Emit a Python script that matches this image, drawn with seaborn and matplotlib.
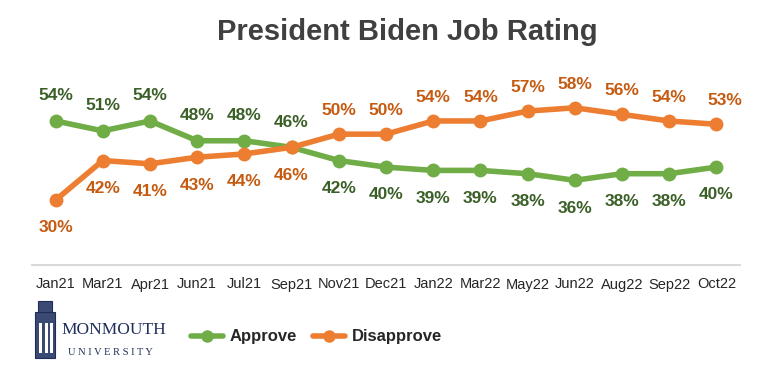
import numpy as np
import pandas as pd
import matplotlib
matplotlib.use("Agg")
import matplotlib.pyplot as plt
from matplotlib.lines import Line2D
import matplotlib.patches as mpatches
import seaborn as sns

# data
months = ['Jan21', 'Mar21', 'Apr21', 'Jun21', 'Jul21', 'Sep21', 'Nov21', 'Dec21',
          'Jan22', 'Mar22', 'May22', 'Jun22', 'Aug22', 'Sep22', 'Oct22']
approve = [54, 51, 54, 48, 48, 46, 42, 40, 39, 39, 38, 36, 38, 38, 40]
disapprove = [30, 42, 41, 43, 44, 46, 50, 50, 54, 54, 57, 58, 56, 54, 53]
series_names = ['Approve', 'Disapprove']

sns.set_style("white")
plt.rcParams['font.family'] = ['Liberation Sans', 'DejaVu Sans']

line_col = {'Approve': '#70AD47', 'Disapprove': '#ED7D31'}
text_col = {'Approve': '#3A5F27', 'Disapprove': '#C55A11'}

df = pd.DataFrame({
    'month': months * 2,
    'value': approve + disapprove,
    'series': ['Approve'] * len(months) + ['Disapprove'] * len(months),
})

fig = plt.figure(figsize=(7.68, 3.82), dpi=100)
ax = fig.add_axes([32 / 768, 1 - 265 / 382, (740 - 32) / 768, 205 / 382])

sns.lineplot(data=df, x='month', y='value', hue='series', palette=line_col,
             sort=False, marker='o', markersize=10, markeredgewidth=0,
             linewidth=4, legend=False, ax=ax)

ax.set_xlim(-0.5, len(months) - 0.5)
ax.set_ylim(10.3, 72.5)
ax.set_xlabel('')
ax.set_ylabel('')
ax.set_yticks([])
ax.tick_params(axis='x', length=0, pad=9, labelsize=10.5, labelcolor='#262626')
for s in ['top', 'left', 'right']:
    ax.spines[s].set_visible(False)
ax.spines['bottom'].set_color('#D9D9D9')
ax.spines['bottom'].set_linewidth(1.5)

# value labels: the higher series gets its label above, the other below
for i, (a, d) in enumerate(zip(approve, disapprove)):
    a_up = a >= d
    ax.annotate(f'{a}%', (i, a), xytext=(0, 18 if a_up else -20), textcoords='offset points',
                ha='center', va='center', fontsize=12.5, fontweight='bold',
                color=text_col['Approve'])
    dx = 6 if i == len(months) - 1 else 0
    ax.annotate(f'{d}%', (i, d), xytext=(dx, -20 if a_up else 17), textcoords='offset points',
                ha='center', va='center', fontsize=12.5, fontweight='bold',
                color=text_col['Disapprove'])

fig.text(0.531, 0.915, 'President Biden Job Rating', ha='center', va='center',
         fontsize=21, fontweight='bold', color='#404040')

# legend
handles = [Line2D([0], [0], color=line_col[n], lw=4, marker='o', markersize=9,
                  markeredgewidth=0) for n in series_names]
leg = fig.legend(handles, series_names, loc='center', bbox_to_anchor=(0.412, 0.118),
                 ncol=2, frameon=False, handlelength=1.9, columnspacing=1.0,
                 handletextpad=0.4, prop={'size': 12, 'weight': 'bold'})

# Monmouth University logo (text + simple tower)
navy = '#1F2D5A'
fig.text(0.080, 0.135, 'MONMOUTH', fontsize=12.5, color=navy,
         family=['Liberation Serif', 'DejaVu Serif'], va='center', ha='left')
fig.text(0.088, 0.077, 'U N I V E R S I T Y', fontsize=7.5, color=navy,
         family=['Liberation Serif', 'DejaVu Serif'], va='center', ha='left')
fig.patches.append(mpatches.Rectangle((0.046, 0.062), 0.026, 0.12, transform=fig.transFigure,
                                      facecolor='#3B4A73', edgecolor=navy, lw=0.8))
fig.patches.append(mpatches.Rectangle((0.050, 0.182), 0.018, 0.03, transform=fig.transFigure,
                                      facecolor='#3B4A73', edgecolor=navy, lw=0.8))
for xx in [0.051, 0.058, 0.065]:
    fig.patches.append(mpatches.Rectangle((xx, 0.075), 0.004, 0.08, transform=fig.transFigure,
                                          facecolor='white', edgecolor='none'))

fig.savefig('out.png', dpi=100)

= = = = =

Transcribe the full listing above exactly as it stands, minus the pictures.

• [Written answer]
Emit a Python script that matches this image, drawn with seaborn and matplotlib.
import numpy as np
import pandas as pd
import matplotlib
matplotlib.use("Agg")
import matplotlib.pyplot as plt
from matplotlib.lines import Line2D
import matplotlib.patches as mpatches
import seaborn as sns

# data
months = ['Jan21', 'Mar21', 'Apr21', 'Jun21', 'Jul21', 'Sep21', 'Nov21', 'Dec21',
          'Jan22', 'Mar22', 'May22', 'Jun22', 'Aug22', 'Sep22', 'Oct22']
approve = [54, 51, 54, 48, 48, 46, 42, 40, 39, 39, 38, 36, 38, 38, 40]
disapprove = [30, 42, 41, 43, 44, 46, 50, 50, 54, 54, 57, 58, 56, 54, 53]
series_names = ['Approve', 'Disapprove']

sns.set_style("white")
plt.rcParams['font.family'] = ['Liberation Sans', 'DejaVu Sans']

line_col = {'Approve': '#70AD47', 'Disapprove': '#ED7D31'}
text_col = {'Approve': '#3A5F27', 'Disapprove': '#C55A11'}

df = pd.DataFrame({
    'month': months * 2,
    'value': approve + disapprove,
    'series': ['Approve'] * len(months) + ['Disapprove'] * len(months),
})

fig = plt.figure(figsize=(7.68, 3.82), dpi=100)
ax = fig.add_axes([32 / 768, 1 - 265 / 382, (740 - 32) / 768, 205 / 382])

sns.lineplot(data=df, x='month', y='value', hue='series', palette=line_col,
             sort=False, marker='o', markersize=10, markeredgewidth=0,
             linewidth=4, legend=False, ax=ax)

ax.set_xlim(-0.5, len(months) - 0.5)
ax.set_ylim(10.3, 72.5)
ax.set_xlabel('')
ax.set_ylabel('')
ax.set_yticks([])
ax.tick_params(axis='x', length=0, pad=9, labelsize=10.5, labelcolor='#262626')
for s in ['top', 'left', 'right']:
    ax.spines[s].set_visible(False)
ax.spines['bottom'].set_color('#D9D9D9')
ax.spines['bottom'].set_linewidth(1.5)

# value labels: the higher series gets its label above, the other below
for i, (a, d) in enumerate(zip(approve, disapprove)):
    a_up = a >= d
    ax.annotate(f'{a}%', (i, a), xytext=(0, 18 if a_up else -20), textcoords='offset points',
                ha='center', va='center', fontsize=12.5, fontweight='bold',
                color=text_col['Approve'])
    dx = 6 if i == len(months) - 1 else 0
    ax.annotate(f'{d}%', (i, d), xytext=(dx, -20 if a_up else 17), textcoords='offset points',
                ha='center', va='center', fontsize=12.5, fontweight='bold',
                color=text_col['Disapprove'])

fig.text(0.531, 0.915, 'President Biden Job Rating', ha='center', va='center',
         fontsize=21, fontweight='bold', color='#404040')

# legend
handles = [Line2D([0], [0], color=line_col[n], lw=4, marker='o', markersize=9,
                  markeredgewidth=0) for n in series_names]
leg = fig.legend(handles, series_names, loc='center', bbox_to_anchor=(0.412, 0.118),
                 ncol=2, frameon=False, handlelength=1.9, columnspacing=1.0,
                 handletextpad=0.4, prop={'size': 12, 'weight': 'bold'})

# Monmouth University logo (text + simple tower)
navy = '#1F2D5A'
fig.text(0.080, 0.135, 'MONMOUTH', fontsize=12.5, color=navy,
         family=['Liberation Serif', 'DejaVu Serif'], va='center', ha='left')
fig.text(0.088, 0.077, 'U N I V E R S I T Y', fontsize=7.5, color=navy,
         family=['Liberation Serif', 'DejaVu Serif'], va='center', ha='left')
fig.patches.append(mpatches.Rectangle((0.046, 0.062), 0.026, 0.12, transform=fig.transFigure,
                                      facecolor='#3B4A73', edgecolor=navy, lw=0.8))
fig.patches.append(mpatches.Rectangle((0.050, 0.182), 0.018, 0.03, transform=fig.transFigure,
                                      facecolor='#3B4A73', edgecolor=navy, lw=0.8))
for xx in [0.051, 0.058, 0.065]:
    fig.patches.append(mpatches.Rectangle((xx, 0.075), 0.004, 0.08, transform=fig.transFigure,
                                          facecolor='white', edgecolor='none'))

fig.savefig('out.png', dpi=100)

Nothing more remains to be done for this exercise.